We’ve been in a bull market for bonds since 1994, Dallal said. Today, the threat of rising rates and inflation is such that you’ll sometimes hear talk of a bond bubble.

That’s the kind of hyperbole we’ve had to put up with since the investment community was scared half to death by the financial crisis—if something rises a lot in price, slap a "bubble" label on it.

For a good argument why there’s no bubble in bonds, check out this video I did with Sheldon Dong, vice-president of fixed-income strategy at TD Waterhouse. Basically, he argues that bonds, with their characteristically modest returns, don’t fit the speculative profile of a bubble investment.

Financial bubbles also tend to pop in a very messy way. But, again, bonds don’t fit the profile.

Remember the 11.4% drop for the Canadian bond market back in 1980-81? Dallal found that it took only four months for the bond market to recover. The worst case in the period between 1950 and June 2011 was a slump in the mid-1990s that lasted 12 months.

Still jittery about bonds?
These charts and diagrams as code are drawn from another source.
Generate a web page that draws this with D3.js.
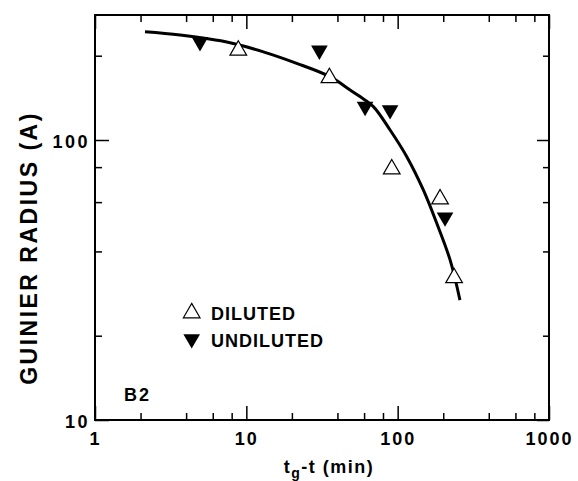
<!DOCTYPE html>
<html>
<head>
<meta charset="utf-8">
<script src="https://cdn.jsdelivr.net/npm/d3@7"></script>
<style>
  body { margin: 0; background: #fff; }
  svg { display: block; font-family: "Liberation Sans", Arial, sans-serif; font-weight: bold; }
</style>
</head>
<body>
<div class="graph-area"></div>
<script>
// values
var dilutedX = [8.85, 35.4, 91.4, 190.6, 236]
var dilutedY = [209, 166.7, 78.7, 61.5, 32.2]
var undilutedX = [4.94, 30.4, 60.9, 89.1, 205.6]
var undilutedY = [224, 209, 131.6, 128, 53]
var fitX = [2.14, 3.65, 7.8, 12.95, 21.5, 35.7, 48.5, 56.4, 69.1, 89.1, 114.9, 148, 181.3, 222, 258]
var fitY = [243.6, 237, 222.6, 206.5, 187.9, 168.3, 150.9, 142.9, 131.6, 108.6, 87.2, 66.2, 50.4, 37.3, 26.8]
var xMajor = [1, 10, 100, 1000]
var xMinor = [2, 4, 6, 8, 20, 40, 60, 80, 200, 400, 600, 800]
var yMajor = [10, 100]
var yMinor = [20, 40, 60, 80, 200]
var legendLabels = ['DILUTED', 'UNDILUTED']

var width = 578
var height = 481
// plot box edges (window.top is reserved, so not "top")
var boxLeft = 95
var boxRight = 549
var boxTop = 15
var boxBottom = 420

var svg = d3.select('.graph-area').append('svg')
  .attr('width', width)
  .attr('height', height)

var x = d3.scaleLog().domain([1, 1000]).range([boxLeft, boxRight])
var y = d3.scaleLog().domain([10, Math.pow(10, 1 + (boxBottom - boxTop) / 280)]).range([boxBottom, boxTop])

var putTicks = function (axis, transform) {
  var g = svg.append('g').attr('transform', transform).call(axis)
  g.select('.domain').remove()
  g.selectAll('line').attr('stroke', '#000').attr('stroke-width', 1.5)
  return g
}

// bottom
var bx = putTicks(d3.axisBottom(x).tickValues(xMajor).tickSize(-14).tickPadding(12).tickFormat(d3.format('d')), 'translate(0,' + boxBottom + ')')
putTicks(d3.axisBottom(x).tickValues(xMinor).tickSize(-7).tickFormat(''), 'translate(0,' + boxBottom + ')')
// top
putTicks(d3.axisTop(x).tickValues(xMajor).tickSize(-14).tickFormat(''), 'translate(0,' + boxTop + ')')
putTicks(d3.axisTop(x).tickValues(xMinor).tickSize(-7).tickFormat(''), 'translate(0,' + boxTop + ')')
// left
var ly = putTicks(d3.axisLeft(y).tickValues(yMajor).tickSize(-14).tickPadding(5).tickFormat(d3.format('d')), 'translate(' + boxLeft + ',0)')
putTicks(d3.axisLeft(y).tickValues(yMinor).tickSize(-7).tickFormat(''), 'translate(' + boxLeft + ',0)')
// right
putTicks(d3.axisRight(y).tickValues(yMajor).tickSize(-12).tickFormat(''), 'translate(' + boxRight + ',0)')
putTicks(d3.axisRight(y).tickValues(yMinor).tickSize(-6).tickFormat(''), 'translate(' + boxRight + ',0)')

bx.selectAll('text')
  .attr('font-size', '18px')
  .attr('font-weight', 'bold')
  .attr('font-family', '"Liberation Sans", Arial, sans-serif')
  .attr('letter-spacing', '2px')
  .attr('fill', '#000')
ly.selectAll('text')
  .attr('font-size', '18px')
  .attr('font-weight', 'bold')
  .attr('font-family', '"Liberation Sans", Arial, sans-serif')
  .attr('letter-spacing', '2.5px')
  .attr('fill', '#000')
  .attr('dy', '0.4em')

// frame
svg.append('rect')
  .attr('x', boxLeft)
  .attr('y', boxTop)
  .attr('width', boxRight - boxLeft)
  .attr('height', boxBottom - boxTop)
  .attr('fill', 'none')
  .attr('stroke', '#000')
  .attr('stroke-width', 2)

// fitted curve
var fitPoints = fitX.map(function (d, i) { return [d, fitY[i]] })
var line = d3.line()
  .x(function (d) { return x(d[0]) })
  .y(function (d) { return y(d[1]) })
  .curve(d3.curveCatmullRom)
svg.append('path')
  .attr('d', line(fitPoints))
  .attr('fill', 'none')
  .attr('stroke', '#000')
  .attr('stroke-width', 3)

var tri = d3.symbol().type(d3.symbolTriangle).size(120)

svg.selectAll('.undiluted')
  .data(undilutedX)
  .enter().append('path')
  .attr('class', 'undiluted')
  .attr('d', tri)
  .attr('transform', function (d, i) { return 'translate(' + x(d) + ',' + y(undilutedY[i]) + ') rotate(180)' })
  .attr('fill', '#000')

svg.selectAll('.diluted')
  .data(dilutedX)
  .enter().append('path')
  .attr('class', 'diluted')
  .attr('d', tri)
  .attr('transform', function (d, i) { return 'translate(' + x(d) + ',' + y(dilutedY[i]) + ')' })
  .attr('fill', '#fff')
  .attr('stroke', '#000')
  .attr('stroke-width', 1.2)

// legend
var legend = svg.append('g')
legend.append('path')
  .attr('d', tri)
  .attr('transform', 'translate(191.7,313)')
  .attr('fill', '#fff')
  .attr('stroke', '#000')
  .attr('stroke-width', 1.2)
legend.append('path')
  .attr('d', tri)
  .attr('transform', 'translate(191.7,339) rotate(180)')
  .attr('fill', '#000')
legend.selectAll('text')
  .data(legendLabels)
  .enter().append('text')
  .attr('x', 211)
  .attr('y', function (d, i) { return 319.5 + i * 27.5 })
  .attr('font-size', '18px')
  .attr('letter-spacing', '1px')
  .text(function (d) { return d })

svg.append('text')
  .attr('x', 124)
  .attr('y', 401)
  .attr('font-size', '18px')
  .attr('letter-spacing', '2px')
  .text('B2')

// axis titles
var xTitle = svg.append('text')
  .attr('x', 329)
  .attr('y', 473)
  .attr('text-anchor', 'middle')
  .attr('font-size', '18px')
  .attr('letter-spacing', '1.5px')
xTitle.append('tspan').text('t')
xTitle.append('tspan').attr('font-size', '14px').attr('dy', 5).text('g')
xTitle.append('tspan').attr('dy', -5).text('-t (min)')

svg.append('text')
  .attr('transform', 'translate(37,248) rotate(-90)')
  .attr('text-anchor', 'middle')
  .attr('font-size', '23px')
  .attr('letter-spacing', '2.5px')
  .text('GUINIER RADIUS (A)')
</script>
</body>
</html>
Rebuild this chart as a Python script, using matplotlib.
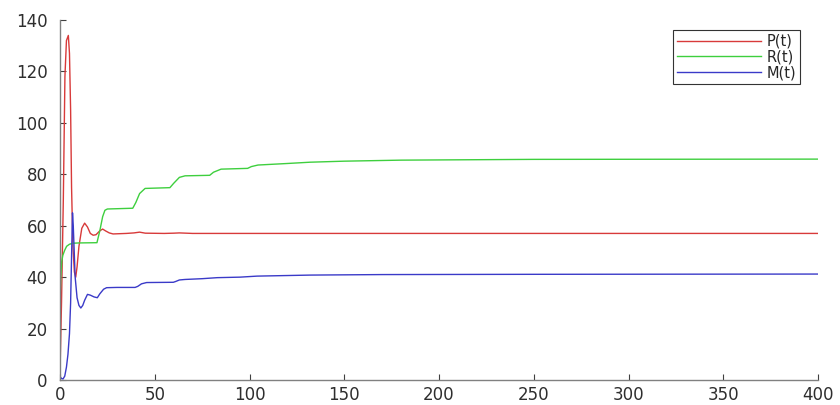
import matplotlib
matplotlib.use("Agg")
import matplotlib.pyplot as plt

plt.rcParams['font.family'] = ['DejaVu Sans']

# P(t)
t_P = [0, 0.8, 1.75, 2.6, 3.4, 4.4, 5.0, 5.6, 6.1, 6.8, 7.6, 8.3, 9, 10, 11.5, 13,
       14.5, 16, 17.5, 19, 21, 22.5, 24, 26, 28, 35, 39, 42, 45, 55, 60, 63, 70,
       100, 150, 200, 300, 400]
P = [3, 30, 70, 118, 132, 134, 127, 105, 75, 52, 42, 40, 44, 52, 59, 61,
     59.5, 57, 56.3, 56.5, 58, 58.7, 58, 57.2, 56.8, 57, 57.2, 57.5, 57.1, 57, 57.1, 57.2, 57,
     57, 57, 57, 57, 57]

# R(t)
t_R = [0, 0.4, 0.9, 1.5, 2.5, 3.5, 5, 7, 10, 19.5, 21, 22.5, 23.7, 25, 38.4, 40, 42,
       44.9, 58, 60, 63, 66, 79, 81, 85, 99, 101, 104.5, 120, 132, 150, 180, 250, 400]
R = [30, 40, 46, 48.5, 50.5, 52, 52.8, 53.2, 53.3, 53.4, 58, 63.5, 66, 66.5, 66.8, 69, 72.5,
     74.5, 74.8, 76.5, 78.8, 79.4, 79.6, 80.8, 82, 82.3, 83, 83.6, 84.2, 84.7, 85.1, 85.5, 85.8, 85.9]

# M(t)
t_M = [0, 0.8, 1.6, 2.5, 3.4, 4.2, 5, 5.6, 6.1, 6.6, 7.0, 7.5, 8, 9, 10, 11, 12, 13,
       14.5, 16, 18, 19.7, 21, 23, 24.6, 30, 39.6, 41, 43, 45.7, 59.8, 61, 63, 66, 75, 83,
       95, 104, 132, 170, 250, 400]
M = [1.3, 0.6, 0.4, 1.5, 5, 10, 18, 30, 48, 65, 60, 50, 40, 32, 29, 28, 29, 31,
     33.3, 33, 32.3, 32, 33.5, 35.3, 35.9, 36, 36, 36.4, 37.4, 37.9, 38, 38.3, 38.9, 39.1, 39.4, 39.8,
     40, 40.4, 40.8, 41, 41.1, 41.2]

fig = plt.figure(figsize=(8.4, 4.05), dpi=100)
ax = fig.add_axes([60/840, 25/405, 758/840, 360/405])

ax.plot(t_P, P, color='#d83a3a', lw=1.0, label='P(t)')
ax.plot(t_R, R, color='#3ecf3e', lw=1.0, label='R(t)')
ax.plot(t_M, M, color='#3a3ac8', lw=1.0, label='M(t)')

ax.set_xlim(0, 400)
ax.set_ylim(0, 140)
ax.set_xticks(range(0, 401, 50))
ax.set_yticks(range(0, 141, 20))

for side in ['top', 'right']:
    ax.spines[side].set_visible(False)
for side in ['left', 'bottom']:
    ax.spines[side].set_color('#808080')
    ax.spines[side].set_linewidth(1.0)
ax.tick_params(direction='in', length=4, width=0.8, color='#404040',
               labelsize=12, labelcolor='#2e2e2e')
ax.tick_params(axis='x', pad=4)
ax.tick_params(axis='y', pad=9)

leg = ax.legend(loc='upper right', bbox_to_anchor=(0.976, 0.972), fontsize=10.5,
                handlelength=5.8, handletextpad=0.35, borderpad=0.25,
                labelspacing=0.05, fancybox=False, framealpha=1, borderaxespad=0)
leg.get_frame().set_edgecolor('#333333')
leg.get_frame().set_linewidth(0.8)
for txt in leg.get_texts():
    txt.set_color('#262626')

fig.savefig('out.png', dpi=100)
Dallal looked at rolling three-year annualized returns dating back to January 1950, and the worst result for bonds was a decline of 2.3%. The comparable worst decline for Canadian stocks over a three-year period was 11.1%.

These rolling returns were calculated by taking 36-month slices of data, say January 1950 through December 1952, then bumping them ahead by a month to February 1950 through January 1953, and so on.).

Negative three-year returns for bonds occurred only in 0.4% of the periods examined by Dallal. When he narrowed his analysis to the period from January 1950 to December 1980, where interest rates were generally on the rise, he found negative three-year returns only 0.8% of the time.

Bonds never lost money in any five-year rolling period in Dallal’s analysis. Canadian stocks had five-year losses 1.3% of the time.

Mr. Dallal has two suggestions for investors who want their bond holdings to hold up as well as possible during a period of rising rates. One is to focus on short-term bonds, or those maturing in less than five years. Note that you’ll get a lower yield with short-term bonds than you would with those maturing over longer periods.

Another approach is to mix some corporate bond exposure into your portfolio. Dallal said that as short-term interest rates rise, corporate bonds tend to outperform government bonds.

Adjust your bond holdings to prepare for higher rates, but don’t sell them. History shows bonds are much less risky than stocks, and they’re quick to recover when they do lose value.